Cyber threat intelligence (CTI) platforms are crucial for analyzing and correlating vast amounts of security data. However, the effectiveness of these platforms often hinges on the quality and context of the indicators they process. Recognizing this, a new integration between Criminal IP and the open-source threat intelligence platform OpenCTI aims to significantly enhance CTI capabilities by enriching raw indicators with deep contextual information.
The integration focuses on transforming basic indicators, such as IP addresses, domains, and URLs, into structured intelligence within OpenCTI's knowledge graph. Criminal IP automatically enriches these indicators with its proprietary reputation scoring, detailed infrastructure intelligence, vulnerability data, behavioral signals, and sophisticated phishing analysis. This process structures the enriched data into OpenCTI entities and relationships, providing security analysts with a more comprehensive view of potential threats.
One of the key benefits of this integration is its advanced risk scoring. Criminal IP offers a dual-perspective risk scoring system, evaluating both inbound (how an IP is targeted) and outbound (how it behaves externally) activities. This provides a more nuanced understanding of an IP's threat potential compared to traditional single-score reputation models, allowing security teams to better prioritize high-risk infrastructure for investigation.

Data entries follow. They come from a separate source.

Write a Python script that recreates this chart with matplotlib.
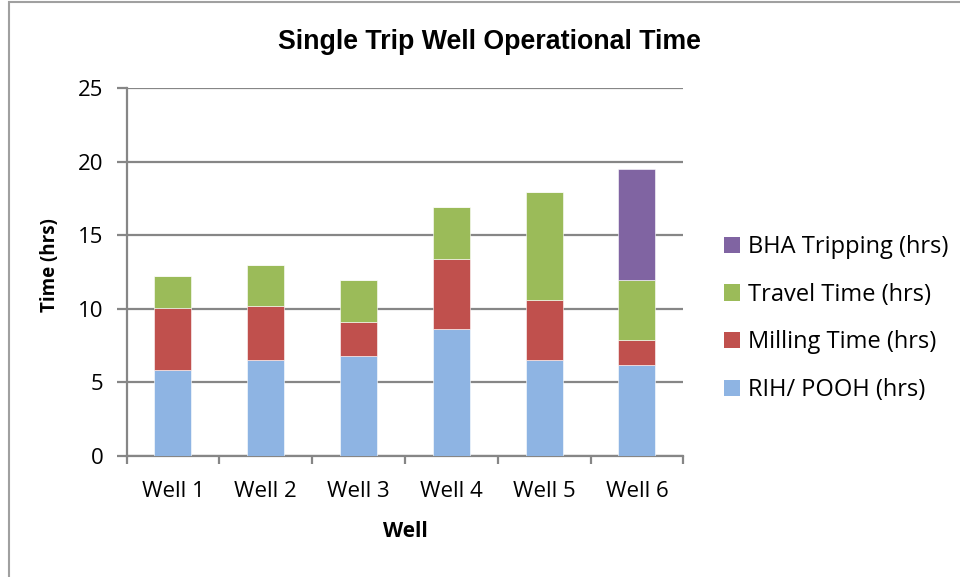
import matplotlib.pyplot as plt
from matplotlib.patches import Rectangle, Patch
import numpy as np

wells = ["Well 1", "Well 2", "Well 3", "Well 4", "Well 5", "Well 6"]
rih_pooh = [5.85, 6.5, 6.8, 8.6, 6.5, 6.15]
milling = [4.2, 3.7, 2.3, 4.8, 4.1, 1.75]
travel = [2.2, 2.75, 2.85, 3.5, 7.35, 4.05]
bha = [0, 0, 0, 0, 0, 7.55]

series = [
    ("RIH/ POOH (hrs)", rih_pooh, "#8eb4e3"),
    ("Milling Time (hrs)", milling, "#c0504d"),
    ("Travel Time (hrs)", travel, "#9bbb59"),
    ("BHA Tripping (hrs)", bha, "#8064a2"),
]

plt.rcParams['font.family'] = ['Open Sans', 'DejaVu Sans']
grey = "#868686"

fig = plt.figure(figsize=(9.6, 5.77), dpi=100)
ax = fig.add_axes([0.1318, 0.2097, 0.5800, 0.6378])

x = np.arange(len(wells))
bottom = np.zeros(len(wells))
handles = []
for label, vals, col in series:
    ax.bar(x, vals, 0.4, bottom=bottom, color=col, edgecolor="white", linewidth=0.4, zorder=3)
    bottom += np.array(vals)
    handles.append(Patch(facecolor=col, label=label))

ax.set_xlim(-0.5, len(wells) - 0.5)
ax.set_ylim(0, 25)
ax.set_yticks(range(0, 26, 5))
ax.yaxis.grid(True, color=grey, linewidth=1.6, zorder=0)
ax.set_xticks(x)
ax.set_xticklabels(wells, fontsize=16)
ax.set_xticks(np.arange(-0.5, len(wells)), minor=True)
ax.tick_params(axis="x", which="major", length=0, pad=18)
ax.tick_params(axis="x", which="minor", length=6, width=1.6, color=grey)
ax.tick_params(axis="y", length=7, width=1.6, color=grey, labelsize=16, pad=9.5)

for side in ["top", "right"]:
    ax.spines[side].set_visible(False)
for side in ["left", "bottom"]:
    ax.spines[side].set_color(grey)
    ax.spines[side].set_linewidth(1.6)

ax.set_ylabel("Time (hrs)", fontsize=13.5, fontweight="bold")
ax.yaxis.set_label_coords(-0.119, 0.519)
ax.set_xlabel("Well", fontsize=15, fontweight="bold")
ax.xaxis.set_label_coords(0.50, -0.176)
fig.text(0.51, 0.927, "Single Trip Well Operational Time", ha="center", va="center",
         fontsize=19.3, fontweight="bold", family="Liberation Sans")

fig.legend(handles=handles[::-1], loc="center left", bbox_to_anchor=(0.754, 0.448),
           frameon=False, fontsize=17, handlelength=0.68, handleheight=0.68,
           handletextpad=0.34, labelspacing=1.0, borderpad=0, borderaxespad=0)

fig.patches.append(Rectangle((0.009, -0.1), 1.2, 1.097, transform=fig.transFigure,
                             fill=False, edgecolor="#a0a0a0", linewidth=1.5))

fig.savefig("out.png", dpi=100)
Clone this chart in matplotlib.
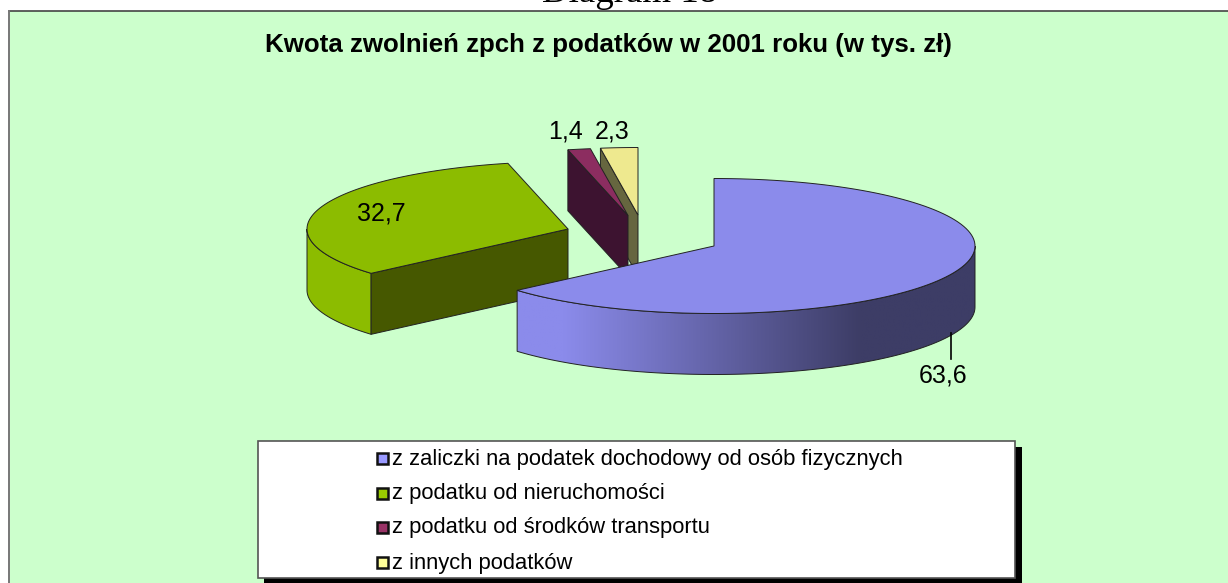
import numpy as np
import matplotlib
matplotlib.use('Agg')
import matplotlib.pyplot as plt
from matplotlib.colors import LinearSegmentedColormap
from matplotlib.patches import Polygon, Rectangle

plt.rcParams['font.family'] = ['Liberation Sans', 'DejaVu Sans']

# data
heading = 'Diagram 18'
title = 'Kwota zwolnień zpch z podatków w 2001 roku (w tys. zł)'
categories = [
    'z zaliczki na podatek dochodowy od osób fizycznych',
    'z podatku od nieruchomości',
    'z podatku od środków transportu',
    'z innych podatków',
]
values = [63.6, 32.7, 1.4, 2.3]

# look
top_colors = ['#8B8BEB', '#8CBC00', '#8C2D60', '#EEE98F']
face_colors = ['#3D3D66', '#465800', '#3D1330', '#66663F']
key_colors = ['#9999FF', '#99CC00', '#993366', '#FFFF99']
centers = [(714, 246), (568, 229), (628, 215.5), (638, 215)]
label_pos = [(943, 383), (381, 220), (565, 138), (612, 138)]
RX, RY, DEPTH = 261, 67.5, 61
EDGE = 0.7


def ell(center, t):
    # point on the tilted pie, t in degrees clockwise from 12 o'clock
    t = np.radians(t)
    return np.column_stack([center[0] + RX * np.sin(t), center[1] - RY * np.cos(t)])


def arc(center, a, b):
    return ell(center, np.linspace(a, b, 120))


def drop(pts):
    return pts + np.array([0, DEPTH])


def add_poly(ax, pts, color, z):
    ax.add_patch(Polygon(pts, closed=True, facecolor=color, edgecolor='#222222', linewidth=EDGE, zorder=z))


fig = plt.figure(figsize=(12.28, 5.83), dpi=100)
ax = fig.add_axes([0, 0, 1, 1])
ax.axis('off')

# background panel
ax.add_patch(Rectangle((9, 11), 1260, 620, facecolor='#CCFFCC', edgecolor='none', zorder=1))
ax.plot([9, 1228], [11, 11], color='#444444', linewidth=1.2, zorder=2)
ax.plot([9, 9], [11, 583], color='#777777', linewidth=1.4, zorder=2)

ax.text(630, 2, heading, family='Liberation Serif', fontsize=26.6, ha='center', va='baseline', zorder=2)
ax.text(608, 52, title, fontsize=18.65, fontweight='bold', ha='center', va='baseline', zorder=2)

# angles of each slice from the values
edges = np.concatenate([[0], np.cumsum(values)]) / np.sum(values) * 360
starts, ends = edges[:-1], edges[1:]

# green slice
c = centers[1]
a, b = starts[1], ends[1]
outer = arc(c, a, 270)
add_poly(ax, np.vstack([outer, drop(outer)[::-1]]), top_colors[1], 3)
apex = np.array([c])
p0 = ell(c, a)
add_poly(ax, np.vstack([p0, apex, drop(apex), drop(p0)]), face_colors[1], 3)
add_poly(ax, np.vstack([apex, arc(c, a, b)]), top_colors[1], 4)

# yellow slice, then purple in front of it
c = centers[3]
a, b = starts[3], ends[3]
apex = np.array([c])
p0 = ell(c, a)
add_poly(ax, np.vstack([p0, apex, drop(apex), drop(p0)]), face_colors[3], 5)
add_poly(ax, np.vstack([apex, arc(c, a, b)]), top_colors[3], 5)

c = centers[2]
a, b = starts[2], ends[2]
apex = np.array([c])
p0 = ell(c, a)
add_poly(ax, np.vstack([p0, apex, drop(apex), drop(p0)]), face_colors[2], 6)
add_poly(ax, np.vstack([apex, arc(c, a, b)]), top_colors[2], 6)

# blue slice with the gradient on its rim
c = centers[0]
a, b = starts[0], ends[0]
rim = arc(c, 90, b)
rim_pts = np.vstack([rim, drop(rim)[::-1]])
x0, x1 = rim_pts[:, 0].min(), rim_pts[:, 0].max()
cmap = LinearSegmentedColormap.from_list('rim', [(0, top_colors[0]), (0.1, top_colors[0]), (0.75, face_colors[0]), (1, face_colors[0])])
im = ax.imshow(np.linspace(0, 1, 256)[None, :], cmap=cmap, extent=(x0, x1, 400, 200), aspect='auto', zorder=7)
rim_patch = Polygon(rim_pts, closed=True, facecolor='none', edgecolor='#222222', linewidth=EDGE, zorder=8)
ax.add_patch(rim_patch)
im.set_clip_path(rim_patch)
add_poly(ax, np.vstack([[c], arc(c, a, b)]), top_colors[0], 9)

# data labels
ax.plot([951, 951], [333, 359], color='black', linewidth=1.2, zorder=10)
for v, (lx, ly) in zip(values, label_pos):
    ax.text(lx, ly, f'{v:.1f}'.replace('.', ','), fontsize=18, ha='center', va='baseline', zorder=11)

# legend box with shadow
ax.add_patch(Rectangle((264, 447), 758, 140, facecolor='black', edgecolor='none', zorder=12))
ax.add_patch(Rectangle((258, 441), 757, 137, facecolor='white', edgecolor='#555555', linewidth=1.2, zorder=13))
rows = [458, 493, 527, 562]
for name, col, y in zip(categories, key_colors, rows):
    ax.add_patch(Rectangle((377, y - 5.5), 11, 11, facecolor=col, edgecolor='#111111', linewidth=1.8, zorder=14))
    ax.text(392, y + 6.5, name, fontsize=15.85, ha='left', va='baseline', zorder=14)

ax.set_xlim(0, 1228)
ax.set_ylim(583, 0)
fig.savefig('out.png', dpi=100)
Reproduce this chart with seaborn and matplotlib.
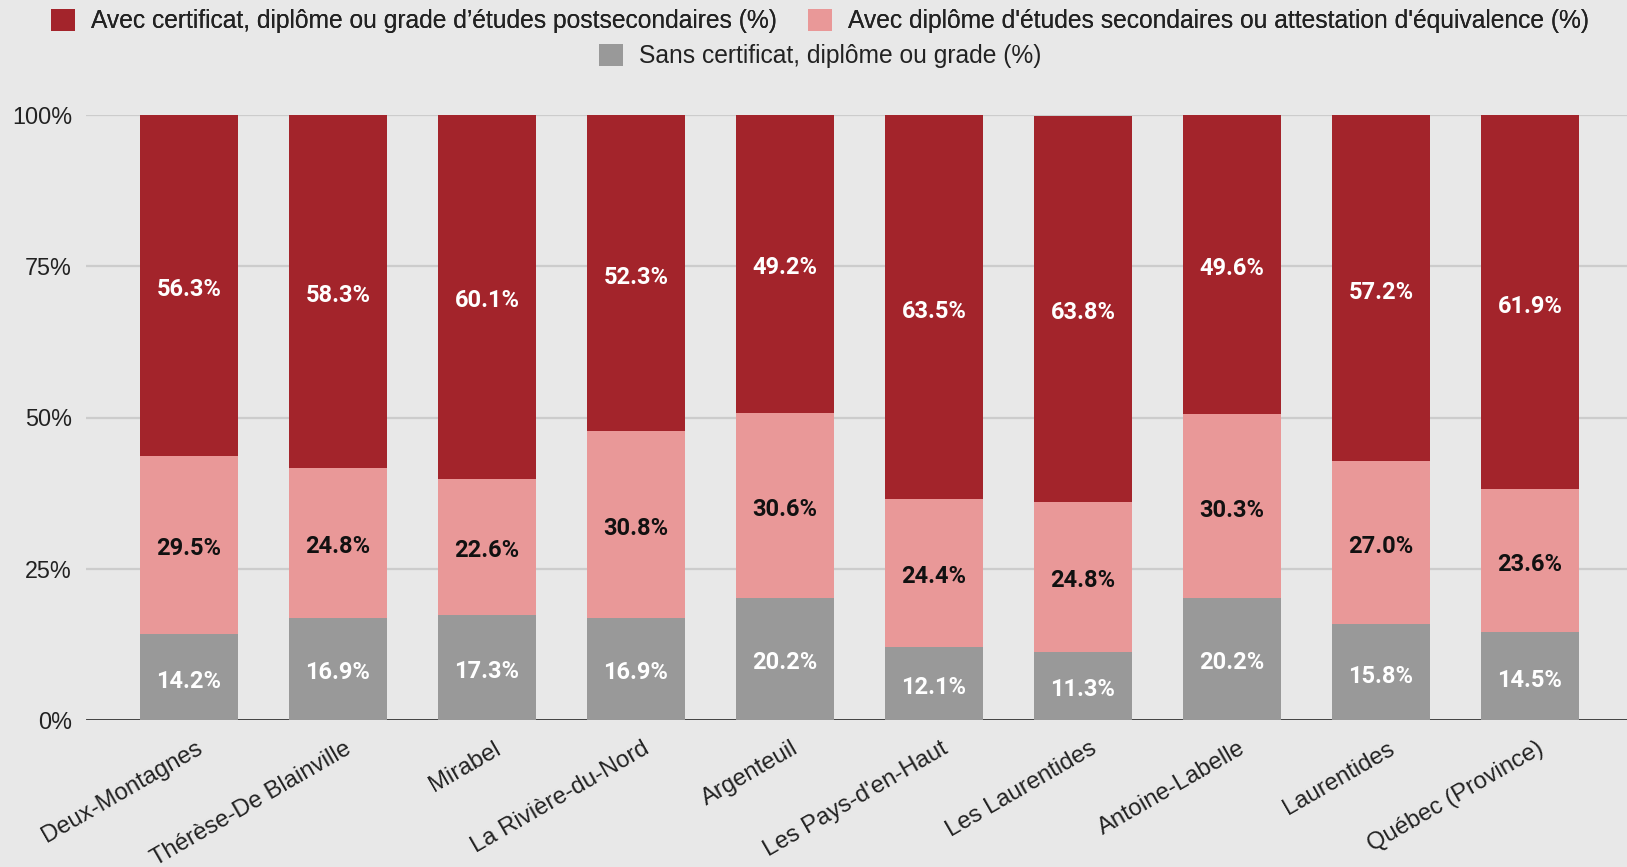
import numpy as np
import pandas as pd
import matplotlib
matplotlib.use("Agg")
import matplotlib.pyplot as plt
from matplotlib.patches import Patch
from matplotlib.transforms import ScaledTranslation
import seaborn as sns

# Territories compared
regions = [
    "Deux-Montagnes", "Thérèse-De Blainville", "Mirabel", "La Rivière-du-Nord",
    "Argenteuil", "Les Pays-d'en-Haut", "Les Laurentides", "Antoine-Labelle",
    "Laurentides", "Québec (Province)",
]

# Share of population by highest level of schooling (%)
postsecondaire = [56.3, 58.3, 60.1, 52.3, 49.2, 63.5, 63.8, 49.6, 57.2, 61.9]
secondaire = [29.5, 24.8, 22.6, 30.8, 30.6, 24.4, 24.8, 30.3, 27.0, 23.6]
sans_diplome = [14.2, 16.9, 17.3, 16.9, 20.2, 12.1, 11.3, 20.2, 15.8, 14.5]

series_labels = [
    "Avec certificat, diplôme ou grade d’études postsecondaires (%)",
    "Avec diplôme d'études secondaires ou attestation d'équivalence (%)",
    "Sans certificat, diplôme ou grade (%)",
]
y_ticks = [0, 25, 50, 75, 100]
y_tick_labels = ["0%", "25%", "50%", "75%", "100%"]

C_POST = "#a3242b"
C_SEC = "#e99898"
C_SANS = "#999999"
BG = "#e8e8e8"

df = pd.DataFrame({
    "region": regions,
    "sans": sans_diplome,
    "sec": secondaire,
    "post": postsecondaire,
})
df["top_sans"] = df["sans"]
df["top_sec"] = df["sans"] + df["sec"]
df["top_post"] = df["sans"] + df["sec"] + df["post"]

sns.set_theme(style="white")
plt.rcParams["font.family"] = ["Liberation Sans", "DejaVu Sans"]

W, H = 1627, 867
fig = plt.figure(figsize=(W / 100, H / 100), dpi=100, facecolor=BG)
ax = fig.add_axes([86 / W, 1 - 720 / H, (W - 86) / W, (720 - 115) / H])
ax.set_facecolor(BG)

# Stacked bars: draw cumulative totals from the tallest down
for col, color in [("top_post", C_POST), ("top_sec", C_SEC), ("top_sans", C_SANS)]:
    sns.barplot(data=df, x="region", y=col, color=color, saturation=1,
                width=0.66, ax=ax, zorder=3, linewidth=0, errorbar=None)

ax.set_xlim(-0.691, 9.651)
ax.set_ylim(0, 100)
ax.set_xlabel("")
ax.set_ylabel("")
for s in ax.spines.values():
    s.set_visible(False)

# Gridlines and baseline
for t in y_ticks[1:]:
    ax.axhline(t, color="#cccccc", lw=1.6, zorder=1)
ax.axhline(0, color="#333333", lw=2.0, zorder=2)

ax.set_yticks(y_ticks)
ax.set_yticklabels(y_tick_labels)
ax.tick_params(axis="y", length=0, pad=10, labelsize=16.8, labelcolor="#222222")
ax.tick_params(axis="x", length=0, pad=0, labelsize=17.2, labelcolor="#222222")

ax.set_xticks(range(len(regions)))
ax.set_xticklabels(regions, rotation=30, ha="right", va="center",
                   rotation_mode="anchor")
shift = ScaledTranslation(12 / 100, -27 / 100, fig.dpi_scale_trans)
for lab in ax.get_xticklabels():
    lab.set_transform(lab.get_transform() + shift)

# Segment value labels
lab_font = dict(family=["Roboto", "DejaVu Sans"], fontweight="bold",
                fontsize=17, ha="center", va="center", zorder=5)
down = ScaledTranslation(0, -4 / 100, fig.dpi_scale_trans)
for i in range(len(regions)):
    s, m, p = sans_diplome[i], secondaire[i], postsecondaire[i]
    for y, val, col in [(s / 2, s, "white"), (s + m / 2, m, "#111111"),
                        (s + m + p / 2, p, "white")]:
        ax.text(i, y, f"{val:.1f}%", color=col,
                transform=ax.transData + down, **lab_font)

# Legend: two items on the first row, one centred on the second
handles = [Patch(facecolor=c, edgecolor="none") for c in (C_POST, C_SEC, C_SANS)]
fs = 17.7
px = fs * 100 / 72
leg_kw = dict(frameon=False, fontsize=fs, handlelength=24 / px, handleheight=24 / px,
              handletextpad=16 / px, columnspacing=31 / px, borderpad=0,
              borderaxespad=0, labelcolor="#222222", loc="center")
leg1 = fig.legend(handles[:2], series_labels[:2], ncol=2,
                  bbox_to_anchor=(820 / W, 1 - 21 / H), **leg_kw)
fig.add_artist(leg1)
fig.legend(handles[2:], series_labels[2:], ncol=1,
           bbox_to_anchor=(820 / W, 1 - 56 / H), **leg_kw)

fig.savefig("out.png", dpi=100, facecolor=BG)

Beyond simple reputation, the integration embeds deep infrastructure intelligence directly into the OpenCTI graph. This includes linking indicators to known vulnerabilities (CVEs), Autonomous Systems (ISPs), and geolocation data. By creating structured entities and relationships, analysts can pivot across different indicators, uncover shared components among attacker infrastructure, and identify related assets, thereby mapping out potential attack surfaces more effectively.
The system also provides immediate insight into potential exploitability. By correlating observed services on an IP address with known CVEs, analysts can quickly determine if a malicious IP is not only associated with threats but is also actively exploitable. This capability is vital for proactive vulnerability management and prioritizing patching efforts based on real-world threat exposure.
Furthermore, the integration employs high-fidelity threat labeling and behavioral signals. Instead of binary malicious/benign tags, it generates layered labels based on multiple data points, including anonymization technologies (VPN, proxy, TOR), hosting characteristics, and specific malicious classifications. For domains, Criminal IP performs in-depth URL analysis to detect phishing, credential harvesting, suspicious files, and impersonation techniques, assigning confidence scores directly tied to phishing probability.
This enriched intelligence empowers Security Operations Centers (SOCs) with faster alert validation and triage. Analysts can rapidly assess suspicious IPs and domains using the contextual risk scoring and infrastructure details, enabling quicker prioritization of high-risk alerts. Threat hunters can leverage the interconnected relationships within the graph to pivot across infrastructure, uncover related assets, and map out attacker operations more comprehensively. The integration also aids in phishing and campaign analysis by identifying malicious domains, credential harvesting pages, and supporting infrastructure.
OpenCTI, as an open-source CTI platform, provides a robust framework for structuring and analyzing threat data using a graph model. The addition of Criminal IP's enrichment capabilities significantly amplifies its utility, enabling organizations to build a more unified and actionable knowledge base for investigation, collaboration, and intelligence sharing. This synergy promises to equip security teams with the deeper insights needed to combat evolving cyber threats more effectively.